### Aim of the exercise
Transcribe the material in full. Nothing should differ except that the pictures are left out.

### Supplied information

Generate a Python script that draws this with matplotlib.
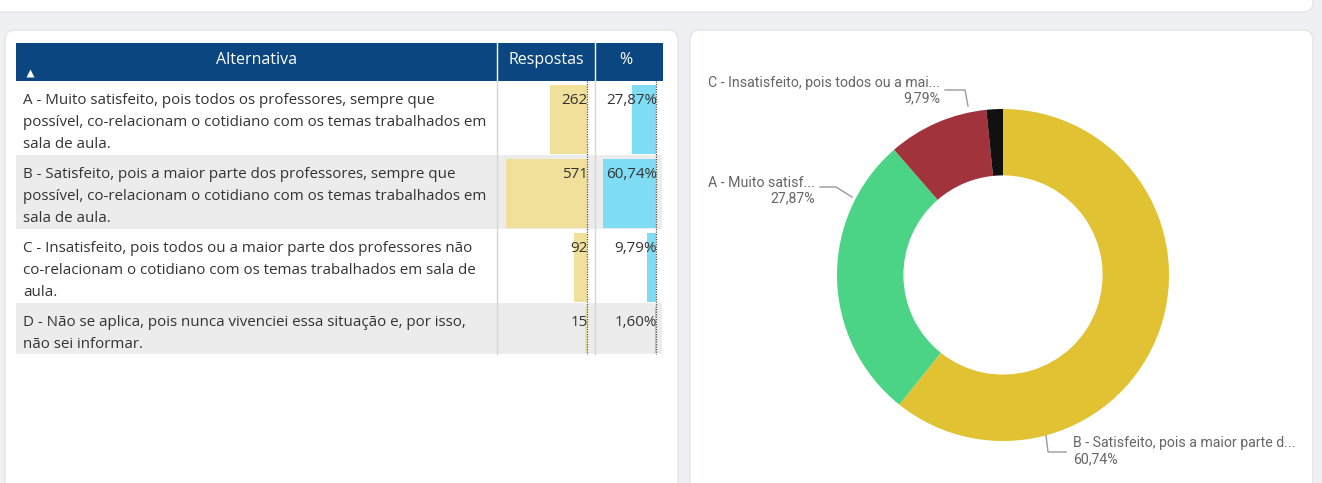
import matplotlib.pyplot as plt
from matplotlib.patches import FancyBboxPatch, Rectangle
import numpy as np

# survey answers
letras = ["A", "B", "C", "D"]
linhas_texto = [
    ["A - Muito satisfeito, pois todos os professores, sempre que",
     "possível, co-relacionam o cotidiano com os temas trabalhados em",
     "sala de aula."],
    ["B - Satisfeito, pois a maior parte dos professores, sempre que",
     "possível, co-relacionam o cotidiano com os temas trabalhados em",
     "sala de aula."],
    ["C - Insatisfeito, pois todos ou a maior parte dos professores não",
     "co-relacionam o cotidiano com os temas trabalhados em sala de",
     "aula."],
    ["D - Não se aplica, pois nunca vivenciei essa situação e, por isso,",
     "não sei informar."],
]
respostas = [262, 571, 92, 15]
percentuais = [27.87, 60.74, 9.79, 1.60]

# donut order (largest first) and labels
ordem_donut = ["B", "A", "C", "D"]
cores_donut = {"A": "#4bd386", "B": "#e0c232", "C": "#a1333d", "D": "#111111"}
rotulos_donut = {
    "A": "A - Muito satisf...",
    "B": "B - Satisfeito, pois a maior parte d...",
    "C": "C - Insatisfeito, pois todos ou a mai...",
}

W, H = 1322, 483
fig = plt.figure(figsize=(W / 100, H / 100), dpi=100)
fig.patch.set_facecolor("#eef0f3")
ax = fig.add_axes([0, 0, 1, 1])
ax.set_xlim(0, W)
ax.set_ylim(H, 0)
ax.axis("off")

# white cards
def card(x, y, w, h):
    ax.add_patch(FancyBboxPatch((x, y), w, h, boxstyle="round,pad=0,rounding_size=10",
                                fc="white", ec="#e3e5e8", lw=1, zorder=0))

card(-20, -20, 1333, 32)
card(5, 30, 673, 480)
card(690, 30, 623, 480)

fonte = "Open Sans"
cor_txt = "#333333"
tam = 10.9

# table geometry
x0, x1, x2, x3 = 16, 497, 595, 663
topo_cab, base_cab = 43, 81
passo = 22
cab_cor = "#0b4680"

ax.add_patch(Rectangle((x0, topo_cab), x3 - x0, base_cab - topo_cab, fc=cab_cor, ec="none", zorder=1))
for xs in (x1, x2):
    ax.plot([xs, xs], [topo_cab, base_cab], color="white", lw=1, zorder=2)
ax.text((x0 + x1) / 2, 60, "Alternativa", color="white", fontsize=11.5, family=fonte,
        ha="center", va="center", zorder=3)
ax.text((x1 + x2) / 2, 60, "Respostas", color="white", fontsize=11.5, family=fonte,
        ha="center", va="center", zorder=3)
ax.text((x2 + x3) / 2 - 3, 60, "%", color="white", fontsize=11.5, family=fonte,
        ha="center", va="center", zorder=3)
ax.plot([30], [73], marker="^", color="white", ms=6, mec="none", zorder=3)

# rows
ref_resp = 587
ref_pct = 656
esc_resp = 81 / max(respostas)
esc_pct = 53 / max(percentuais)
y = base_cab
topos, bases = [], []
for i, linhas in enumerate(linhas_texto):
    alt = 7 + passo * len(linhas) + (1 if len(linhas) == 3 else 0)
    fundo = "white" if i % 2 == 0 else "#ececec"
    ax.add_patch(Rectangle((x0, y), x3 - x0 - 1, alt, fc=fundo, ec="none", zorder=1))
    for k, t in enumerate(linhas):
        ax.text(23, y + 19 + k * passo, t, color=cor_txt, fontsize=tam, family=fonte,
                ha="left", va="center", zorder=3)
    topos.append(y)
    bases.append(y + alt)
    y += alt

topos = np.array(topos)
bases = np.array(bases)
centros = (topos + 4 + bases - 1) / 2
alturas = bases - 1 - (topos + 4)

w_resp = np.array(respostas) * esc_resp
w_pct = np.array(percentuais) * esc_pct
ax.barh(centros, w_resp, left=ref_resp - w_resp, height=alturas, color="#f0e09a", zorder=2)
ax.barh(centros, w_pct, left=ref_pct - w_pct, height=alturas, color="#7fdcf5", zorder=2)

for i in range(len(respostas)):
    ax.text(ref_resp + 1, topos[i] + 19, f"{respostas[i]}", color=cor_txt, fontsize=tam,
            family=fonte, ha="right", va="center", zorder=3)
    ax.text(ref_pct + 1, topos[i] + 19, f"{percentuais[i]:.2f}%".replace(".", ","), color=cor_txt,
            fontsize=tam, family=fonte, ha="right", va="center", zorder=3)

fim = bases[-1]
ax.plot([x1, x1], [base_cab, fim], color="#d6d6d6", lw=1, zorder=2)
ax.plot([x2, x2], [base_cab, fim], color="#d6d6d6", lw=1, zorder=2)
ax.plot([ref_resp, ref_resp], [base_cab, fim], color="#555555", lw=0.9, ls=(0, (1, 1)), zorder=3)
ax.plot([ref_pct, ref_pct], [base_cab, fim], color="#555555", lw=0.9, ls=(0, (1, 1)), zorder=3)

# donut chart
cx, cy, r_px = 1003, 275, 166
lado = r_px * 2.5
axd = fig.add_axes([(cx - lado / 2) / W, (H - cy - lado / 2) / H, lado / W, lado / H])
idx = [letras.index(l) for l in ordem_donut]
axd.pie([percentuais[i] for i in idx], colors=[cores_donut[l] for l in ordem_donut],
        startangle=90, counterclock=False, radius=1, frame=True,
        wedgeprops=dict(width=0.4, edgecolor="none"))
axd.set_xlim(-1.25, 1.25)
axd.set_ylim(-1.25, 1.25)
axd.set_aspect("equal")
axd.axis("off")

cor_rot = "#666666"
cor_linha = "#9a9a9a"
fonte_rot = "Roboto"
tam_rot = 10.2

# label C
ax.plot([945, 965, 968], [90, 90, 106], color=cor_linha, lw=1, zorder=3)
ax.text(940, 83, rotulos_donut["C"], color=cor_rot, fontsize=tam_rot, family=fonte_rot, ha="right", va="center")
ax.text(940, 98, f"{percentuais[2]:.2f}%".replace(".", ","), color=cor_rot, fontsize=tam_rot,
        family=fonte_rot, ha="right", va="center")
# label A
ax.plot([820, 836, 852], [187, 187, 197], color=cor_linha, lw=1, zorder=3)
ax.text(815, 183, rotulos_donut["A"], color=cor_rot, fontsize=tam_rot, family=fonte_rot, ha="right", va="center")
ax.text(815, 198, f"{percentuais[0]:.2f}%".replace(".", ","), color=cor_rot, fontsize=tam_rot,
        family=fonte_rot, ha="right", va="center")
# label B
ax.plot([1046, 1048, 1066], [435, 452, 452], color=cor_linha, lw=1, zorder=3)
ax.text(1073, 443, rotulos_donut["B"], color=cor_rot, fontsize=tam_rot, family=fonte_rot, ha="left", va="center")
ax.text(1073, 459, f"{percentuais[1]:.2f}%".replace(".", ","), color=cor_rot, fontsize=tam_rot,
        family=fonte_rot, ha="left", va="center")

fig.savefig("out.png", dpi=100, facecolor=fig.get_facecolor())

### Solution
Generate a Python script that draws this with matplotlib.
import matplotlib.pyplot as plt
from matplotlib.patches import FancyBboxPatch, Rectangle
import numpy as np

# survey answers
letras = ["A", "B", "C", "D"]
linhas_texto = [
    ["A - Muito satisfeito, pois todos os professores, sempre que",
     "possível, co-relacionam o cotidiano com os temas trabalhados em",
     "sala de aula."],
    ["B - Satisfeito, pois a maior parte dos professores, sempre que",
     "possível, co-relacionam o cotidiano com os temas trabalhados em",
     "sala de aula."],
    ["C - Insatisfeito, pois todos ou a maior parte dos professores não",
     "co-relacionam o cotidiano com os temas trabalhados em sala de",
     "aula."],
    ["D - Não se aplica, pois nunca vivenciei essa situação e, por isso,",
     "não sei informar."],
]
respostas = [262, 571, 92, 15]
percentuais = [27.87, 60.74, 9.79, 1.60]

# donut order (largest first) and labels
ordem_donut = ["B", "A", "C", "D"]
cores_donut = {"A": "#4bd386", "B": "#e0c232", "C": "#a1333d", "D": "#111111"}
rotulos_donut = {
    "A": "A - Muito satisf...",
    "B": "B - Satisfeito, pois a maior parte d...",
    "C": "C - Insatisfeito, pois todos ou a mai...",
}

W, H = 1322, 483
fig = plt.figure(figsize=(W / 100, H / 100), dpi=100)
fig.patch.set_facecolor("#eef0f3")
ax = fig.add_axes([0, 0, 1, 1])
ax.set_xlim(0, W)
ax.set_ylim(H, 0)
ax.axis("off")

# white cards
def card(x, y, w, h):
    ax.add_patch(FancyBboxPatch((x, y), w, h, boxstyle="round,pad=0,rounding_size=10",
                                fc="white", ec="#e3e5e8", lw=1, zorder=0))

card(-20, -20, 1333, 32)
card(5, 30, 673, 480)
card(690, 30, 623, 480)

fonte = "Open Sans"
cor_txt = "#333333"
tam = 10.9

# table geometry
x0, x1, x2, x3 = 16, 497, 595, 663
topo_cab, base_cab = 43, 81
passo = 22
cab_cor = "#0b4680"

ax.add_patch(Rectangle((x0, topo_cab), x3 - x0, base_cab - topo_cab, fc=cab_cor, ec="none", zorder=1))
for xs in (x1, x2):
    ax.plot([xs, xs], [topo_cab, base_cab], color="white", lw=1, zorder=2)
ax.text((x0 + x1) / 2, 60, "Alternativa", color="white", fontsize=11.5, family=fonte,
        ha="center", va="center", zorder=3)
ax.text((x1 + x2) / 2, 60, "Respostas", color="white", fontsize=11.5, family=fonte,
        ha="center", va="center", zorder=3)
ax.text((x2 + x3) / 2 - 3, 60, "%", color="white", fontsize=11.5, family=fonte,
        ha="center", va="center", zorder=3)
ax.plot([30], [73], marker="^", color="white", ms=6, mec="none", zorder=3)

# rows
ref_resp = 587
ref_pct = 656
esc_resp = 81 / max(respostas)
esc_pct = 53 / max(percentuais)
y = base_cab
topos, bases = [], []
for i, linhas in enumerate(linhas_texto):
    alt = 7 + passo * len(linhas) + (1 if len(linhas) == 3 else 0)
    fundo = "white" if i % 2 == 0 else "#ececec"
    ax.add_patch(Rectangle((x0, y), x3 - x0 - 1, alt, fc=fundo, ec="none", zorder=1))
    for k, t in enumerate(linhas):
        ax.text(23, y + 19 + k * passo, t, color=cor_txt, fontsize=tam, family=fonte,
                ha="left", va="center", zorder=3)
    topos.append(y)
    bases.append(y + alt)
    y += alt

topos = np.array(topos)
bases = np.array(bases)
centros = (topos + 4 + bases - 1) / 2
alturas = bases - 1 - (topos + 4)

w_resp = np.array(respostas) * esc_resp
w_pct = np.array(percentuais) * esc_pct
ax.barh(centros, w_resp, left=ref_resp - w_resp, height=alturas, color="#f0e09a", zorder=2)
ax.barh(centros, w_pct, left=ref_pct - w_pct, height=alturas, color="#7fdcf5", zorder=2)

for i in range(len(respostas)):
    ax.text(ref_resp + 1, topos[i] + 19, f"{respostas[i]}", color=cor_txt, fontsize=tam,
            family=fonte, ha="right", va="center", zorder=3)
    ax.text(ref_pct + 1, topos[i] + 19, f"{percentuais[i]:.2f}%".replace(".", ","), color=cor_txt,
            fontsize=tam, family=fonte, ha="right", va="center", zorder=3)

fim = bases[-1]
ax.plot([x1, x1], [base_cab, fim], color="#d6d6d6", lw=1, zorder=2)
ax.plot([x2, x2], [base_cab, fim], color="#d6d6d6", lw=1, zorder=2)
ax.plot([ref_resp, ref_resp], [base_cab, fim], color="#555555", lw=0.9, ls=(0, (1, 1)), zorder=3)
ax.plot([ref_pct, ref_pct], [base_cab, fim], color="#555555", lw=0.9, ls=(0, (1, 1)), zorder=3)

# donut chart
cx, cy, r_px = 1003, 275, 166
lado = r_px * 2.5
axd = fig.add_axes([(cx - lado / 2) / W, (H - cy - lado / 2) / H, lado / W, lado / H])
idx = [letras.index(l) for l in ordem_donut]
axd.pie([percentuais[i] for i in idx], colors=[cores_donut[l] for l in ordem_donut],
        startangle=90, counterclock=False, radius=1, frame=True,
        wedgeprops=dict(width=0.4, edgecolor="none"))
axd.set_xlim(-1.25, 1.25)
axd.set_ylim(-1.25, 1.25)
axd.set_aspect("equal")
axd.axis("off")

cor_rot = "#666666"
cor_linha = "#9a9a9a"
fonte_rot = "Roboto"
tam_rot = 10.2

# label C
ax.plot([945, 965, 968], [90, 90, 106], color=cor_linha, lw=1, zorder=3)
ax.text(940, 83, rotulos_donut["C"], color=cor_rot, fontsize=tam_rot, family=fonte_rot, ha="right", va="center")
ax.text(940, 98, f"{percentuais[2]:.2f}%".replace(".", ","), color=cor_rot, fontsize=tam_rot,
        family=fonte_rot, ha="right", va="center")
# label A
ax.plot([820, 836, 852], [187, 187, 197], color=cor_linha, lw=1, zorder=3)
ax.text(815, 183, rotulos_donut["A"], color=cor_rot, fontsize=tam_rot, family=fonte_rot, ha="right", va="center")
ax.text(815, 198, f"{percentuais[0]:.2f}%".replace(".", ","), color=cor_rot, fontsize=tam_rot,
        family=fonte_rot, ha="right", va="center")
# label B
ax.plot([1046, 1048, 1066], [435, 452, 452], color=cor_linha, lw=1, zorder=3)
ax.text(1073, 443, rotulos_donut["B"], color=cor_rot, fontsize=tam_rot, family=fonte_rot, ha="left", va="center")
ax.text(1073, 459, f"{percentuais[1]:.2f}%".replace(".", ","), color=cor_rot, fontsize=tam_rot,
        family=fonte_rot, ha="left", va="center")

fig.savefig("out.png", dpi=100, facecolor=fig.get_facecolor())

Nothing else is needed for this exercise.